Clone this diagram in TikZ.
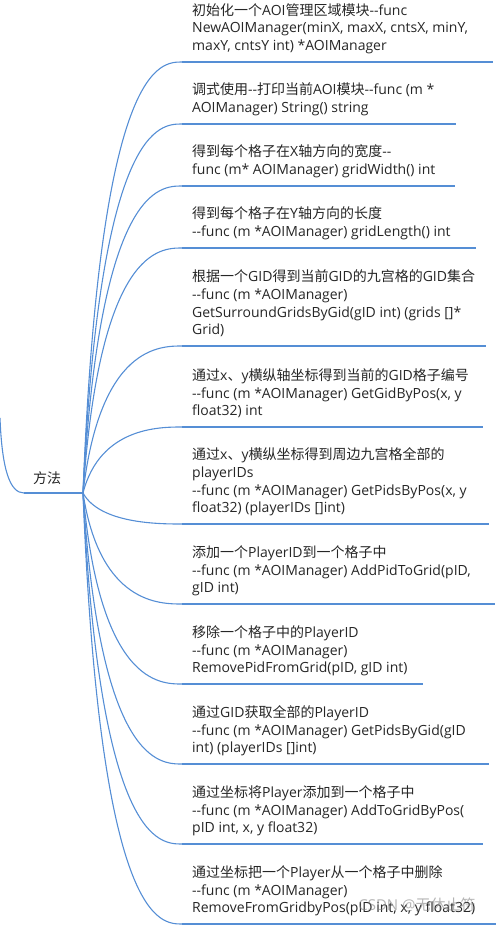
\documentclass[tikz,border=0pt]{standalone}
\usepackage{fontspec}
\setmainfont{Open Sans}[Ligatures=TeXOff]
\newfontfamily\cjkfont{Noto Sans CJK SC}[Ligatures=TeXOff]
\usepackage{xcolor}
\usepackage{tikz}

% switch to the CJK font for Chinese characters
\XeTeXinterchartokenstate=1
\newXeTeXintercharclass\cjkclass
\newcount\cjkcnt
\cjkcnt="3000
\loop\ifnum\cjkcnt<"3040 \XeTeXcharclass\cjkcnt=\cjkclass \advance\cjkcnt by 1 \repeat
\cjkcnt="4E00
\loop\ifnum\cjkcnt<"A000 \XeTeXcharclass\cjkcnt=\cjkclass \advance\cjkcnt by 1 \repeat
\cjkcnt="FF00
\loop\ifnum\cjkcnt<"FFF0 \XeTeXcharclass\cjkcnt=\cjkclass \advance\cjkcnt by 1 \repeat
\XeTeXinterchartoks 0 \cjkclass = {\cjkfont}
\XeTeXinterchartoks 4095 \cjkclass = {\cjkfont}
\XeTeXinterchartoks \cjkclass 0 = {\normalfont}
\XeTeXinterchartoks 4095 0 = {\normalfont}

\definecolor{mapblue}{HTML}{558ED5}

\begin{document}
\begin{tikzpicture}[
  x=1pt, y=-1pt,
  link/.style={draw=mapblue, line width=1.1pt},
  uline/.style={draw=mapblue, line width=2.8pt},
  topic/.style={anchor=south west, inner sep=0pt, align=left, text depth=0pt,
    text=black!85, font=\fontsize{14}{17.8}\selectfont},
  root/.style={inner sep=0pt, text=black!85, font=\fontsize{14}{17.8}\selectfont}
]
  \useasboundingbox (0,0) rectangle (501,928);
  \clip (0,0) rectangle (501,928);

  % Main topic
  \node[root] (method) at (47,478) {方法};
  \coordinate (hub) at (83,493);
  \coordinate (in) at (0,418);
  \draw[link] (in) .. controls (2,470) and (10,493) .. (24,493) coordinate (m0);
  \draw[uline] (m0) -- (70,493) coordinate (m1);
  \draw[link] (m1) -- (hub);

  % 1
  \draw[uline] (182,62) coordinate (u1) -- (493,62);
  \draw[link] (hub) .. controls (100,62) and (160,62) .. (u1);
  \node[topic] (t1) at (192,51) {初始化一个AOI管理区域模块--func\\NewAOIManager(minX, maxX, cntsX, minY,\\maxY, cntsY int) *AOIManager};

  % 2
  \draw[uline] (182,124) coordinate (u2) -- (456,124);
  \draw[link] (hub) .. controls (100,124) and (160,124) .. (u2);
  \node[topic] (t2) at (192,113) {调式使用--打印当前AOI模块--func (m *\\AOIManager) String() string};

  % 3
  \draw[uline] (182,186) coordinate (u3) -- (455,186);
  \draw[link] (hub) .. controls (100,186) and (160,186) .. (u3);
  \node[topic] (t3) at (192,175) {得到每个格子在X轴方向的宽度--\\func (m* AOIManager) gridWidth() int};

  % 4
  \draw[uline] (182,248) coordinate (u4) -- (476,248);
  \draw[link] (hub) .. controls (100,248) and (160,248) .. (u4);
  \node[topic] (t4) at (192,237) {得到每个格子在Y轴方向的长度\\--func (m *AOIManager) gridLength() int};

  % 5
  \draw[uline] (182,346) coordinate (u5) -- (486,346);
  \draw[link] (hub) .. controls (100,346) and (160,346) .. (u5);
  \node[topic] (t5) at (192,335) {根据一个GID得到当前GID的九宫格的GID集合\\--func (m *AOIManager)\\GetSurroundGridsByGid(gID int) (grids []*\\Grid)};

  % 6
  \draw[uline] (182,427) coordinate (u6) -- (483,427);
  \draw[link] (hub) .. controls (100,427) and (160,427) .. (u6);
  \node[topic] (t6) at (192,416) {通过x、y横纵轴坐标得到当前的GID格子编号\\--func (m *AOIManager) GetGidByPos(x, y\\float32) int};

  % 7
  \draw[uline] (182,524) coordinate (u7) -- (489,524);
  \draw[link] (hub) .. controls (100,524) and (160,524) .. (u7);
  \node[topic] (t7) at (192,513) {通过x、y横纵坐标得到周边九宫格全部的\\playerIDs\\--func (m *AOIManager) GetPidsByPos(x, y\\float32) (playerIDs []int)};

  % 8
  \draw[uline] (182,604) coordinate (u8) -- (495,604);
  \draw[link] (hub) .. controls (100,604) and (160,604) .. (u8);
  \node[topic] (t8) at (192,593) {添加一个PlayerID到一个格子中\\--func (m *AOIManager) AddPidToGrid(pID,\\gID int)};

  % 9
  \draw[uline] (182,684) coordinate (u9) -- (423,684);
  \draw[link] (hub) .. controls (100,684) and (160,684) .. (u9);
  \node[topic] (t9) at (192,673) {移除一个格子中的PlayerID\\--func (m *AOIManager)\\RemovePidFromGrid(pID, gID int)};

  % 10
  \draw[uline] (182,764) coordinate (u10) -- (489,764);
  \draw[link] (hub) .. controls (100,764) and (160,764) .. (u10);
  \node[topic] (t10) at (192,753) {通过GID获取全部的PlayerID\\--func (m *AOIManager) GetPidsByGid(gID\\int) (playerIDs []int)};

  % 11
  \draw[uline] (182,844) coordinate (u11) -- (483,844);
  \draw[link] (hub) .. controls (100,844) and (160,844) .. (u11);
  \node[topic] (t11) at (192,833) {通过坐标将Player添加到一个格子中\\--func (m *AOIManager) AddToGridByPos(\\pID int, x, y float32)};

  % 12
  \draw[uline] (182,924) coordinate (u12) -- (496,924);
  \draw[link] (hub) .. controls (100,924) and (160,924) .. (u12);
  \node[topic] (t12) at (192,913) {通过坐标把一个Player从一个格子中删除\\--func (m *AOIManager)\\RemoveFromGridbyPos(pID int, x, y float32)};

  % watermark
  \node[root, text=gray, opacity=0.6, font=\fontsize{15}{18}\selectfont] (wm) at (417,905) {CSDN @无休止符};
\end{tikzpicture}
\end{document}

SHORT PROBLEM: Write out again, exactly, the lines from the start of the listing up to the line containing "(t1) at (192,51)", with both ends and without pictures.

SOLUTION FOR THIS PROBLEM:
Clone this diagram in TikZ.
\documentclass[tikz,border=0pt]{standalone}
\usepackage{fontspec}
\setmainfont{Open Sans}[Ligatures=TeXOff]
\newfontfamily\cjkfont{Noto Sans CJK SC}[Ligatures=TeXOff]
\usepackage{xcolor}
\usepackage{tikz}

% switch to the CJK font for Chinese characters
\XeTeXinterchartokenstate=1
\newXeTeXintercharclass\cjkclass
\newcount\cjkcnt
\cjkcnt="3000
\loop\ifnum\cjkcnt<"3040 \XeTeXcharclass\cjkcnt=\cjkclass \advance\cjkcnt by 1 \repeat
\cjkcnt="4E00
\loop\ifnum\cjkcnt<"A000 \XeTeXcharclass\cjkcnt=\cjkclass \advance\cjkcnt by 1 \repeat
\cjkcnt="FF00
\loop\ifnum\cjkcnt<"FFF0 \XeTeXcharclass\cjkcnt=\cjkclass \advance\cjkcnt by 1 \repeat
\XeTeXinterchartoks 0 \cjkclass = {\cjkfont}
\XeTeXinterchartoks 4095 \cjkclass = {\cjkfont}
\XeTeXinterchartoks \cjkclass 0 = {\normalfont}
\XeTeXinterchartoks 4095 0 = {\normalfont}

\definecolor{mapblue}{HTML}{558ED5}

\begin{document}
\begin{tikzpicture}[
  x=1pt, y=-1pt,
  link/.style={draw=mapblue, line width=1.1pt},
  uline/.style={draw=mapblue, line width=2.8pt},
  topic/.style={anchor=south west, inner sep=0pt, align=left, text depth=0pt,
    text=black!85, font=\fontsize{14}{17.8}\selectfont},
  root/.style={inner sep=0pt, text=black!85, font=\fontsize{14}{17.8}\selectfont}
]
  \useasboundingbox (0,0) rectangle (501,928);
  \clip (0,0) rectangle (501,928);

  % Main topic
  \node[root] (method) at (47,478) {方法};
  \coordinate (hub) at (83,493);
  \coordinate (in) at (0,418);
  \draw[link] (in) .. controls (2,470) and (10,493) .. (24,493) coordinate (m0);
  \draw[uline] (m0) -- (70,493) coordinate (m1);
  \draw[link] (m1) -- (hub);

  % 1
  \draw[uline] (182,62) coordinate (u1) -- (493,62);
  \draw[link] (hub) .. controls (100,62) and (160,62) .. (u1);
  \node[topic] (t1) at (192,51) {初始化一个AOI管理区域模块--func\\NewAOIManager(minX, maxX, cntsX, minY,\\maxY, cntsY int) *AOIManager};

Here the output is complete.